• [Task objective]
Print all of the lines exactly. Any picture among them stays out.
--- START OF Given material ---
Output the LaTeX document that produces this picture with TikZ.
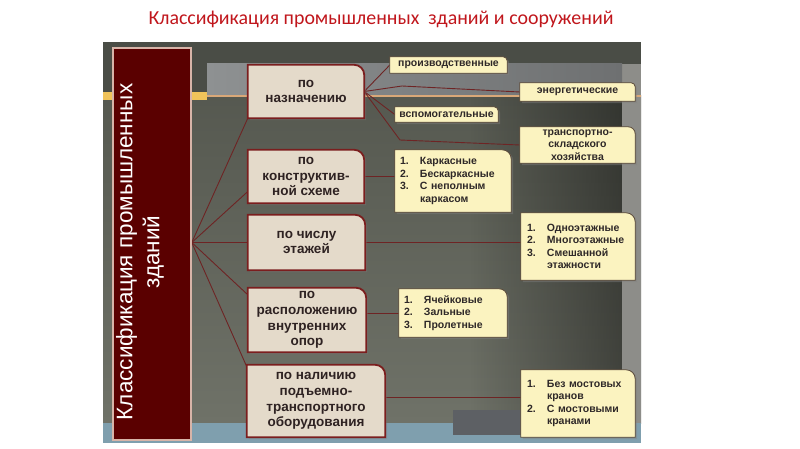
\documentclass[tikz,border=0pt]{standalone}
\usepackage{fontspec}
\setmainfont{Liberation Sans}
\newfontfamily\titlefont{Carlito}
\usepackage{xcolor}
\usetikzlibrary{shadows, fadings}

\definecolor{titlered}{HTML}{C0161C}
\definecolor{paneltop}{HTML}{4A4D46}
\definecolor{panelmid}{HTML}{858879}
\definecolor{panellow}{HTML}{6F7268}
\definecolor{greybar}{HTML}{8E9192}
\definecolor{greybarend}{HTML}{6E7071}
\definecolor{sidestrip}{HTML}{8D8D89}
\definecolor{goldbar}{HTML}{F0C35A}
\definecolor{thinline}{HTML}{D9A878}
\definecolor{bluestrip}{HTML}{7F9FAE}
\definecolor{darkpatch}{HTML}{5D6064}
\definecolor{maroon}{HTML}{5A0000}
\definecolor{maroonedge}{HTML}{D8B4A8}
\definecolor{catfill}{HTML}{E4DACA}
\definecolor{catline}{HTML}{7B1E1E}
\definecolor{cattext}{HTML}{2E2222}
\definecolor{leaffill}{HTML}{FBF3C0}
\definecolor{leafline}{HTML}{5B4B3B}
\definecolor{leaftext}{HTML}{2E2828}
\definecolor{linkred}{HTML}{6E2424}

\newcommand{\numitem}[1]{\makebox[20pt][l]{#1}}

\pgfdeclarelayer{back}
\pgfdeclarelayer{frames}
\pgfsetlayers{back,frames,main}

\begin{document}
\begin{tikzpicture}[x=1pt, y=-1pt]
  \tikzset{
    cat/.style={inner sep=0pt, align=center, text=cattext,
      font=\bfseries\fontsize{13.5}{15.8}\selectfont},
    leaf/.style={inner sep=0pt, align=center, text=leaftext,
      font=\bfseries\fontsize{10.5}{12.5}\selectfont},
    leaflist/.style={leaf, align=left},
    catframe/.style={draw=catline, line width=1.8pt, fill=catfill,
      drop shadow={shadow xshift=2pt, shadow yshift=-2pt, opacity=.35}},
    leafframe/.style={draw=leafline, line width=0.8pt, fill=leaffill,
      drop shadow={shadow xshift=2pt, shadow yshift=-2pt, opacity=.45}},
    link/.style={draw=linkred, line width=0.9pt}
  }
  \useasboundingbox (0,0) rectangle (800,449);

  % title
  \node[text=titlered, font=\titlefont\fontsize{19.9}{23}\selectfont] (title) at (381,19)
    {Классификация промышленных\ \ зданий и сооружений};

  % backdrop
  \begin{pgfonlayer}{back}
    \fill[paneltop] (103,42) rectangle (641,100);
    \shade[top color=paneltop!80!panelmid, middle color=panelmid, bottom color=panellow]
      (103,96) rectangle (641,423);
    \fill[black, fill opacity=.4, path fading=west] (470,96) rectangle (622,423);
    \fill[sidestrip] (622,64) rectangle (641,423);
    \shade[left color=greybar, right color=greybarend] (207,64) rectangle (622,96);
    \fill[goldbar] (103,92) rectangle (207,100);
    \draw[thinline, line width=1.5pt] (207,96) -- (641,96);
    \fill[bluestrip] (103,423) rectangle (641,443);
    \fill[darkpatch] (453,410) rectangle (622,435);
  \end{pgfonlayer}

  % side label
  \node[draw=maroonedge, line width=1.5pt, fill=maroon, minimum width=78pt,
    minimum height=392pt, inner sep=0pt] (side) at (152,244) {};
  \node[rotate=90, text=white, align=center, font=\fontsize{22.5}{27}\selectfont]
    (sidetext) at (140,252) {Классификация промышленных\\зданий};

  % categories
  \node[cat, minimum width=116pt, minimum height=53pt] (A) at (306,91.5) {по\\назначению};
  \node[cat, minimum width=116pt, minimum height=53pt] (B) at (306,176.5) {по\\конструктив-\\ной схеме};
  \node[cat, minimum width=117pt, minimum height=55pt] (C) at (306.5,242.5) {по числу\\этажей};
  \node[cat, minimum width=118pt, minimum height=64pt] (D) at (307,320) {по\\расположению\\внутренних\\опор};
  \node[cat, minimum width=138pt, minimum height=72pt] (E) at (316,401) {по наличию\\подъемно-\\транспортного\\оборудования};

  % leaves
  \node[leaf, minimum width=117pt, minimum height=16pt] (p1) at (448.5,65) {производственные};
  \node[leaf, minimum width=115pt, minimum height=18pt] (p2) at (577.5,92) {энергетические};
  \node[leaf, minimum width=103pt, minimum height=15pt] (p3) at (446.5,114.5) {вспомогательные};
  \node[leaf, minimum width=115pt, minimum height=36pt] (p4) at (577.5,145) {транспортно-\\складского\\хозяйства};
  \node[leaflist, text width=106pt, minimum width=116pt, minimum height=62pt] (L1) at (453,181)
    {\numitem{1.}Каркасные\\\numitem{2.}Бескаркасные\\\numitem{3.}С неполным\\\numitem{}каркасом};
  \node[leaflist, text width=102pt, minimum width=114pt, minimum height=67pt] (L2) at (578,246.5)
    {\numitem{1.}Одноэтажные\\\numitem{2.}Многоэтажные\\\numitem{3.}Смешанной\\\numitem{}этажности};
  \node[leaflist, text width=98pt, minimum width=108pt, minimum height=48pt] (L3) at (453,313)
    {\numitem{1.}Ячейковые\\\numitem{2.}Зальные\\\numitem{3.}Пролетные};
  \node[leaflist, text width=102pt, minimum width=114pt, minimum height=67pt] (L4) at (578,403.5)
    {\numitem{1.}Без мостовых\\\numitem{}кранов\\\numitem{2.}С мостовыми\\\numitem{}кранами};

  \coordinate (fan) at (side.east |- C.west);
  \coordinate (bendE) at (402,86);
  \coordinate (bendT) at (400,140);

  \begin{pgfonlayer}{frames}
    % connectors
    \draw[link] (fan) -- (A.south west);
    \draw[link] (fan) -- ([yshift=-15pt]B.west);
    \draw[link] (fan) -- (C.west);
    \draw[link] (fan) -- ([yshift=-7pt]D.north west);
    \draw[link] (fan) -- ([yshift=-2pt]E.north west);
    \draw[link] (A.east) -- (p1.west);
    \draw[link] (A.east) -- (bendE) -- (p2.west);
    \draw[link] (A.east) -- (p3.west);
    \draw[link] (A.east) -- (bendT) -- (p4.west);
    \draw[link] (B.east) -- (B.east -| L1.west);
    \draw[link] (C.east) -- (C.east -| L2.west);
    \draw[link] (L3.west -| D.east) -- (L3.west);
    \draw[link] (E.east |- 0,397) -- ([yshift=6.5pt]L4.west);
    % frames with one rounded corner
    \foreach \n/\r in {A/10,B/10,C/10,D/10,E/10}
      \draw[catframe] (\n.south west) -- (\n.north west) -- ([xshift=-\r pt]\n.north east)
        arc[start angle=90, end angle=0, radius=\r pt] -- (\n.south east) -- cycle;
    \foreach \n/\r in {p1/4,p2/4,p3/4,p4/7,L1/9,L2/9,L3/8,L4/9}
      \draw[leafframe] (\n.south west) -- (\n.north west) -- ([xshift=-\r pt]\n.north east)
        arc[start angle=90, end angle=0, radius=\r pt] -- (\n.south east) -- cycle;
  \end{pgfonlayer}
\end{tikzpicture}
\end{document}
--- END OF Given material ---
• [Response to this task]
Output the LaTeX document that produces this picture with TikZ.
\documentclass[tikz,border=0pt]{standalone}
\usepackage{fontspec}
\setmainfont{Liberation Sans}
\newfontfamily\titlefont{Carlito}
\usepackage{xcolor}
\usetikzlibrary{shadows, fadings}

\definecolor{titlered}{HTML}{C0161C}
\definecolor{paneltop}{HTML}{4A4D46}
\definecolor{panelmid}{HTML}{858879}
\definecolor{panellow}{HTML}{6F7268}
\definecolor{greybar}{HTML}{8E9192}
\definecolor{greybarend}{HTML}{6E7071}
\definecolor{sidestrip}{HTML}{8D8D89}
\definecolor{goldbar}{HTML}{F0C35A}
\definecolor{thinline}{HTML}{D9A878}
\definecolor{bluestrip}{HTML}{7F9FAE}
\definecolor{darkpatch}{HTML}{5D6064}
\definecolor{maroon}{HTML}{5A0000}
\definecolor{maroonedge}{HTML}{D8B4A8}
\definecolor{catfill}{HTML}{E4DACA}
\definecolor{catline}{HTML}{7B1E1E}
\definecolor{cattext}{HTML}{2E2222}
\definecolor{leaffill}{HTML}{FBF3C0}
\definecolor{leafline}{HTML}{5B4B3B}
\definecolor{leaftext}{HTML}{2E2828}
\definecolor{linkred}{HTML}{6E2424}

\newcommand{\numitem}[1]{\makebox[20pt][l]{#1}}

\pgfdeclarelayer{back}
\pgfdeclarelayer{frames}
\pgfsetlayers{back,frames,main}

\begin{document}
\begin{tikzpicture}[x=1pt, y=-1pt]
  \tikzset{
    cat/.style={inner sep=0pt, align=center, text=cattext,
      font=\bfseries\fontsize{13.5}{15.8}\selectfont},
    leaf/.style={inner sep=0pt, align=center, text=leaftext,
      font=\bfseries\fontsize{10.5}{12.5}\selectfont},
    leaflist/.style={leaf, align=left},
    catframe/.style={draw=catline, line width=1.8pt, fill=catfill,
      drop shadow={shadow xshift=2pt, shadow yshift=-2pt, opacity=.35}},
    leafframe/.style={draw=leafline, line width=0.8pt, fill=leaffill,
      drop shadow={shadow xshift=2pt, shadow yshift=-2pt, opacity=.45}},
    link/.style={draw=linkred, line width=0.9pt}
  }
  \useasboundingbox (0,0) rectangle (800,449);

  % title
  \node[text=titlered, font=\titlefont\fontsize{19.9}{23}\selectfont] (title) at (381,19)
    {Классификация промышленных\ \ зданий и сооружений};

  % backdrop
  \begin{pgfonlayer}{back}
    \fill[paneltop] (103,42) rectangle (641,100);
    \shade[top color=paneltop!80!panelmid, middle color=panelmid, bottom color=panellow]
      (103,96) rectangle (641,423);
    \fill[black, fill opacity=.4, path fading=west] (470,96) rectangle (622,423);
    \fill[sidestrip] (622,64) rectangle (641,423);
    \shade[left color=greybar, right color=greybarend] (207,64) rectangle (622,96);
    \fill[goldbar] (103,92) rectangle (207,100);
    \draw[thinline, line width=1.5pt] (207,96) -- (641,96);
    \fill[bluestrip] (103,423) rectangle (641,443);
    \fill[darkpatch] (453,410) rectangle (622,435);
  \end{pgfonlayer}

  % side label
  \node[draw=maroonedge, line width=1.5pt, fill=maroon, minimum width=78pt,
    minimum height=392pt, inner sep=0pt] (side) at (152,244) {};
  \node[rotate=90, text=white, align=center, font=\fontsize{22.5}{27}\selectfont]
    (sidetext) at (140,252) {Классификация промышленных\\зданий};

  % categories
  \node[cat, minimum width=116pt, minimum height=53pt] (A) at (306,91.5) {по\\назначению};
  \node[cat, minimum width=116pt, minimum height=53pt] (B) at (306,176.5) {по\\конструктив-\\ной схеме};
  \node[cat, minimum width=117pt, minimum height=55pt] (C) at (306.5,242.5) {по числу\\этажей};
  \node[cat, minimum width=118pt, minimum height=64pt] (D) at (307,320) {по\\расположению\\внутренних\\опор};
  \node[cat, minimum width=138pt, minimum height=72pt] (E) at (316,401) {по наличию\\подъемно-\\транспортного\\оборудования};

  % leaves
  \node[leaf, minimum width=117pt, minimum height=16pt] (p1) at (448.5,65) {производственные};
  \node[leaf, minimum width=115pt, minimum height=18pt] (p2) at (577.5,92) {энергетические};
  \node[leaf, minimum width=103pt, minimum height=15pt] (p3) at (446.5,114.5) {вспомогательные};
  \node[leaf, minimum width=115pt, minimum height=36pt] (p4) at (577.5,145) {транспортно-\\складского\\хозяйства};
  \node[leaflist, text width=106pt, minimum width=116pt, minimum height=62pt] (L1) at (453,181)
    {\numitem{1.}Каркасные\\\numitem{2.}Бескаркасные\\\numitem{3.}С неполным\\\numitem{}каркасом};
  \node[leaflist, text width=102pt, minimum width=114pt, minimum height=67pt] (L2) at (578,246.5)
    {\numitem{1.}Одноэтажные\\\numitem{2.}Многоэтажные\\\numitem{3.}Смешанной\\\numitem{}этажности};
  \node[leaflist, text width=98pt, minimum width=108pt, minimum height=48pt] (L3) at (453,313)
    {\numitem{1.}Ячейковые\\\numitem{2.}Зальные\\\numitem{3.}Пролетные};
  \node[leaflist, text width=102pt, minimum width=114pt, minimum height=67pt] (L4) at (578,403.5)
    {\numitem{1.}Без мостовых\\\numitem{}кранов\\\numitem{2.}С мостовыми\\\numitem{}кранами};

  \coordinate (fan) at (side.east |- C.west);
  \coordinate (bendE) at (402,86);
  \coordinate (bendT) at (400,140);

  \begin{pgfonlayer}{frames}
    % connectors
    \draw[link] (fan) -- (A.south west);
    \draw[link] (fan) -- ([yshift=-15pt]B.west);
    \draw[link] (fan) -- (C.west);
    \draw[link] (fan) -- ([yshift=-7pt]D.north west);
    \draw[link] (fan) -- ([yshift=-2pt]E.north west);
    \draw[link] (A.east) -- (p1.west);
    \draw[link] (A.east) -- (bendE) -- (p2.west);
    \draw[link] (A.east) -- (p3.west);
    \draw[link] (A.east) -- (bendT) -- (p4.west);
    \draw[link] (B.east) -- (B.east -| L1.west);
    \draw[link] (C.east) -- (C.east -| L2.west);
    \draw[link] (L3.west -| D.east) -- (L3.west);
    \draw[link] (E.east |- 0,397) -- ([yshift=6.5pt]L4.west);
    % frames with one rounded corner
    \foreach \n/\r in {A/10,B/10,C/10,D/10,E/10}
      \draw[catframe] (\n.south west) -- (\n.north west) -- ([xshift=-\r pt]\n.north east)
        arc[start angle=90, end angle=0, radius=\r pt] -- (\n.south east) -- cycle;
    \foreach \n/\r in {p1/4,p2/4,p3/4,p4/7,L1/9,L2/9,L3/8,L4/9}
      \draw[leafframe] (\n.south west) -- (\n.north west) -- ([xshift=-\r pt]\n.north east)
        arc[start angle=90, end angle=0, radius=\r pt] -- (\n.south east) -- cycle;
  \end{pgfonlayer}
\end{tikzpicture}
\end{document}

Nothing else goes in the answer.